John worked at night and would often drop by for a drink late at night. Many times I would already have gone to bed. I would get up and he would hold up an empty pint whiskey bottle and say, “Dave, I just wanted a beer and a little squeezin’s.” I, of course, would say okay. Then he would head back to the kitchen and come back with a full glass of whiskey, his pockets full on beer cans and his pint bottle full. He would gulp down the glass on whiskey – thank me and head out the door. Several times I would worry that he might not make it back to his place safely so I would get up, get dressed and follow his home just make sure he got home. The main worry was that this was the middle of the winter and it could get quite cold. On one particular occasion, I followed him and looked in his window to see that he was safely inside and headed home. The next morning he called and asked if he had left his glasses at my house the night before. I looked around but could not find them. So I walked to his apartment looking carefully to see if they had fallen off as he walked home the night before. When I got to his apartment they were no where to be seen. It was very cold and there was several inches of snow. I have no idea what prompted me to look out in the street – 14th street was a pretty busy street – but there, I mean right there, in the middle of the street on a line of snow that had not yet been run over by the cars traveling in each direction were John’s glasses. Unbelievably they had not been touched with hundreds of cars driving within inches of them. Also during this visit, while John was walking around he found $200 just laying on the ground with no one around. Needless to say we put that money to good use – he restocked my liquor and his.

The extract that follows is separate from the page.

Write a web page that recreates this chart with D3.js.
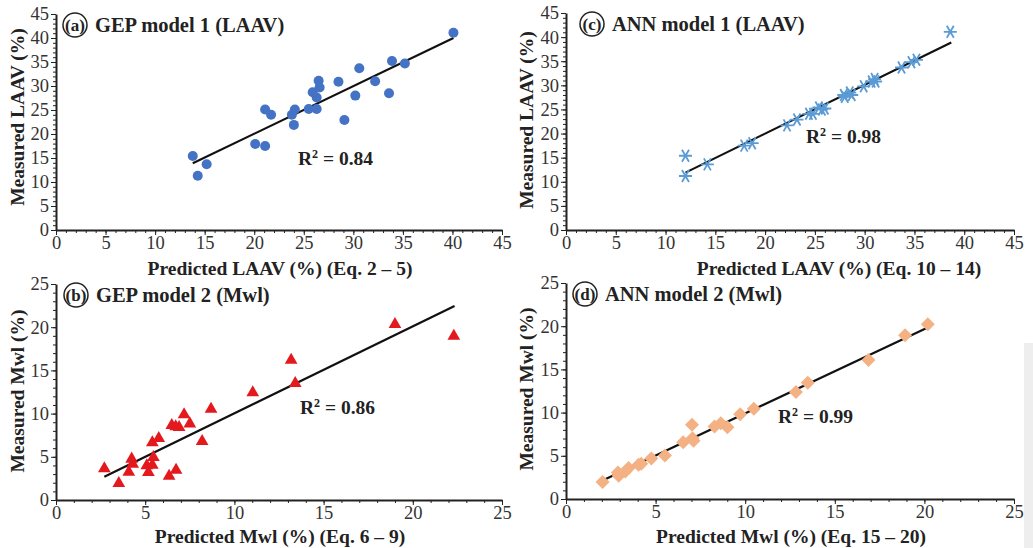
<!DOCTYPE html>
<html>
<head>
<meta charset="utf-8">
<script src="https://cdn.jsdelivr.net/npm/d3@7"></script>
<style>
  body { margin: 0; background: #fff; }
  svg { display: block; }
  .tick text { font-family: "Liberation Serif", "DejaVu Serif", serif; font-size: 18.5px; fill: #333; }
  .axis path, .axis line { stroke: #222; }
  .ttl { font-family: "Liberation Serif", "DejaVu Serif", serif; font-weight: bold; fill: #222; }
</style>
</head>
<body>
<div id="chart"></div>
<script>
// values
var gepLaavPred = [13.8, 14.3, 15.2, 20.1, 21.1, 21.1, 21.7, 23.8, 24.1, 24.0, 25.5, 26.3, 25.9, 26.3, 26.5, 26.6, 28.5, 29.1, 30.2, 30.6, 32.2, 33.6, 33.9, 35.2, 40.1];
var gepLaavMeas = [15.4, 11.3, 13.7, 17.9, 17.5, 25.1, 24.0, 24.0, 25.1, 21.9, 25.2, 25.2, 28.7, 27.6, 31.1, 29.7, 30.9, 22.9, 28.0, 33.7, 31.0, 28.5, 35.2, 34.7, 41.1];
var gepLaavFitX = [13.8, 40.1];
var gepLaavFitY = [13.9, 40.0];

var annLaavPred = [12.0, 12.0, 14.2, 17.9, 18.7, 22.2, 23.2, 24.4, 24.8, 25.4, 25.7, 26.0, 27.9, 28.0, 28.5, 28.7, 29.9, 30.7, 31.0, 31.1, 33.7, 34.7, 35.2, 38.6];
var annLaavMeas = [15.4, 11.2, 13.6, 17.5, 18.0, 21.7, 22.9, 24.1, 24.1, 25.4, 25.0, 25.2, 28.0, 27.6, 28.5, 28.0, 29.8, 30.8, 31.3, 30.8, 33.7, 34.8, 35.3, 41.1];
var annLaavFitX = [12.0, 38.7];
var annLaavFitY = [11.9, 38.9];

var gepMwlPred = [2.71, 3.52, 4.08, 4.24, 4.30, 5.09, 5.18, 5.40, 5.46, 5.40, 5.76, 6.49, 6.71, 6.90, 6.34, 6.73, 7.18, 7.50, 8.19, 8.69, 11.03, 13.18, 13.41, 19.0, 22.3];
var gepMwlMeas = [3.63, 1.93, 3.24, 4.75, 4.17, 3.97, 3.20, 4.05, 4.94, 6.64, 7.14, 8.64, 8.49, 8.41, 2.78, 3.47, 9.88, 8.83, 6.79, 10.53, 12.42, 16.2, 13.5, 20.33, 18.98];
var gepMwlFitX = [2.71, 22.34];
var gepMwlFitY = [2.70, 22.45];

var annMwlPred = [2.04, 2.90, 2.94, 3.31, 3.49, 4.05, 4.20, 4.76, 5.52, 6.54, 7.03, 7.06, 7.12, 8.29, 8.64, 9.01, 9.72, 10.48, 12.83, 13.49, 16.88, 18.92, 20.19];
var annMwlMeas = [1.96, 3.08, 2.69, 3.19, 3.58, 3.96, 4.08, 4.69, 5.04, 6.58, 8.58, 7.04, 6.73, 8.38, 8.77, 8.31, 9.81, 10.46, 12.38, 13.46, 16.08, 18.96, 20.23];
var annMwlFitX = [2.04, 20.19];
var annMwlFitY = [2.15, 19.85];

var laavTicks = [0, 5, 10, 15, 20, 25, 30, 35, 40, 45];
var mwlTicks = [0, 5, 10, 15, 20, 25];

var svg = d3.select("#chart").append("svg")
  .attr("width", 1033)
  .attr("height", 548);

// faint page shadow at bottom right
svg.append("rect").attr("x", 1024).attr("y", 343).attr("width", 9).attr("height", 205).attr("fill", "#eeeeee");

var panels = [
  { key: "a", title: "GEP model 1 (LAAV)", xs: gepLaavPred, ys: gepLaavMeas, fx: gepLaavFitX, fy: gepLaavFitY,
    ticks: laavTicks, max: 45, x0: 56, x1: 502, y0: 230, y1: 14, sym: "circle", color: "#4472c4",
    xt: "Predicted LAAV (%) (Eq. 2 \u2013 5)", yt: "Measured LAAV (%)", r2: "0.84", r2x: 298, r2y: 165,
    cx: 75, ytx: 17, yty: 117, xtx: 280, xtb: 275 },
  { key: "c", title: "ANN model 1 (LAAV)", xs: annLaavPred, ys: annLaavMeas, fx: annLaavFitX, fy: annLaavFitY,
    ticks: laavTicks, max: 45, x0: 566, x1: 1014, y0: 230, y1: 13, sym: "star", color: "#5b9bd5",
    xt: "Predicted LAAV (%) (Eq. 10 \u2013 14)", yt: "Measured LAAV (%)", r2: "0.98", r2x: 806, r2y: 143,
    cx: 592, ytx: 526, yty: 120, xtx: 839, xtb: 275 },
  { key: "b", title: "GEP model 2 (Mwl)", xs: gepMwlPred, ys: gepMwlMeas, fx: gepMwlFitX, fy: gepMwlFitY,
    ticks: mwlTicks, max: 25, x0: 56, x1: 502, y0: 500, y1: 284, sym: "triangle", color: "#e3191e",
    xt: "Predicted Mwl (%) (Eq. 6 \u2013 9)", yt: "Measured Mwl (%)", r2: "0.86", r2x: 300, r2y: 414,
    cx: 76, ytx: 17, yty: 391, xtx: 280, xtb: 543 },
  { key: "d", title: "ANN model 2 (Mwl)", xs: annMwlPred, ys: annMwlMeas, fx: annMwlFitX, fy: annMwlFitY,
    ticks: mwlTicks, max: 25, x0: 566, x1: 1014, y0: 499, y1: 283, sym: "diamond", color: "#f4b183",
    xt: "Predicted Mwl (%) (Eq. 15 \u2013 20)", yt: "Measured Mwl (%)", r2: "0.99", r2x: 778, r2y: 423,
    cx: 585, ytx: 526, yty: 389, xtx: 791, xtb: 543 }
];

panels.forEach(function(p) {
  var x = d3.scaleLinear().domain([0, p.max]).range([p.x0, p.x1]);
  var y = d3.scaleLinear().domain([0, p.max]).range([p.y0, p.y1]);
  var g = svg.append("g");

  // minor ticks every 1 unit
  g.append("g").attr("class", "axis").attr("transform", `translate(0,${p.y0})`)
    .call(d3.axisBottom(x).tickValues(d3.range(0, p.max + 1)).tickSize(3).tickFormat(""))
    .select(".domain").remove();
  g.append("g").attr("class", "axis").attr("transform", `translate(${p.x0},0)`)
    .call(d3.axisLeft(y).tickValues(d3.range(0, p.max + 1)).tickSize(3).tickFormat(""))
    .select(".domain").remove();

  var xa = g.append("g").attr("class", "axis").attr("transform", `translate(0,${p.y0})`)
    .call(d3.axisBottom(x).tickValues(p.ticks).tickSize(5).tickSizeOuter(0).tickPadding(1));
  var ya = g.append("g").attr("class", "axis").attr("transform", `translate(${p.x0},0)`)
    .call(d3.axisLeft(y).tickValues(p.ticks).tickSize(5).tickSizeOuter(0).tickPadding(2));
  xa.select(".domain").attr("stroke-width", 2);
  ya.select(".domain").attr("stroke-width", 2);

  // regression line
  g.append("line")
    .attr("x1", x(p.fx[0])).attr("y1", y(p.fy[0]))
    .attr("x2", x(p.fx[1])).attr("y2", y(p.fy[1]))
    .attr("stroke", "#111").attr("stroke-width", 2.2);

  var pts = p.xs.map(function(v, i) { return [v, p.ys[i]]; });
  var sel = g.selectAll(".pt").data(pts).enter();
  if (p.sym === "circle") {
    sel.append("circle").attr("cx", d => x(d[0])).attr("cy", d => y(d[1]))
      .attr("r", 5).attr("fill", p.color);
  } else if (p.sym === "star") {
    sel.append("path").attr("transform", d => `translate(${x(d[0])},${y(d[1])})`)
      .attr("d", "M-6.5,0H6.5M-3.5,-6L3.5,6M-3.5,6L3.5,-6")
      .attr("stroke", p.color).attr("stroke-width", 1.8).attr("fill", "none");
  } else if (p.sym === "triangle") {
    sel.append("path").attr("transform", d => `translate(${x(d[0])},${y(d[1])})`)
      .attr("d", d3.symbol(d3.symbolTriangle, 70)()).attr("fill", p.color);
  } else {
    sel.append("path").attr("transform", d => `translate(${x(d[0])},${y(d[1])})`)
      .attr("d", "M0,-7L7,0L0,7L-7,0Z").attr("fill", p.color);
  }

  // panel heading
  var ty = p.y1 + 12;
  g.append("circle").attr("cx", p.cx).attr("cy", ty - 1).attr("r", 12)
    .attr("fill", "none").attr("stroke", "#222").attr("stroke-width", 1.5);
  g.append("text").attr("class", "ttl").attr("x", p.cx).attr("y", ty + 5)
    .attr("text-anchor", "middle").attr("font-size", 17).text("(" + p.key + ")");
  g.append("text").attr("class", "ttl").attr("x", p.cx + 20).attr("y", ty + 6)
    .attr("font-size", 20.5).text(p.title);

  // R squared
  var r = g.append("text").attr("class", "ttl").attr("x", p.r2x).attr("y", p.r2y).attr("font-size", 19.5);
  r.append("tspan").text("R");
  r.append("tspan").attr("dy", -7).attr("font-size", 12).text("2");
  r.append("tspan").attr("dy", 7).text(" = " + p.r2);

  // axis titles
  g.append("text").attr("class", "ttl").attr("x", p.xtx).attr("y", p.xtb)
    .attr("text-anchor", "middle").attr("font-size", 19.5).text(p.xt);
  g.append("text").attr("class", "ttl")
    .attr("transform", `translate(${p.ytx},${p.yty}) rotate(-90)`)
    .attr("text-anchor", "middle").attr("dy", "0.35em").attr("font-size", 19.5).text(p.yt);
});
</script>
</body>
</html>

At this point anyone reading this story that did not know John would say he is just a drunk but actually he was really into physical exercise. For many years he road his bicycle from Tucson Arizona to Salmon Idaho every year. He also ran several miles about every day and lifted weights. On the other hand, it is true that the thing he lifted most often was a beer.

When that semester was about over the was preparing to make his bicycle ride, this time from Lubbock to Salmon. About this time he was at Miss Linn’s where he decided some weeding needed to be done. So he used a 9 iron (and many beers) to weed her front yard. The result was that his hands were completely beaten up with blisters. Nevertheless, he headed out for Salmon on his bicycle. When he returned he tried to work some kind of a deal to get a typewriter but got caught and had to return it. The best thing he got out of Lubbock was Miss Linn.

Miss Linn left Lubbock with John and moved to Tucson. They were married and have lived (happily) ever after until John passed away in February of 2007.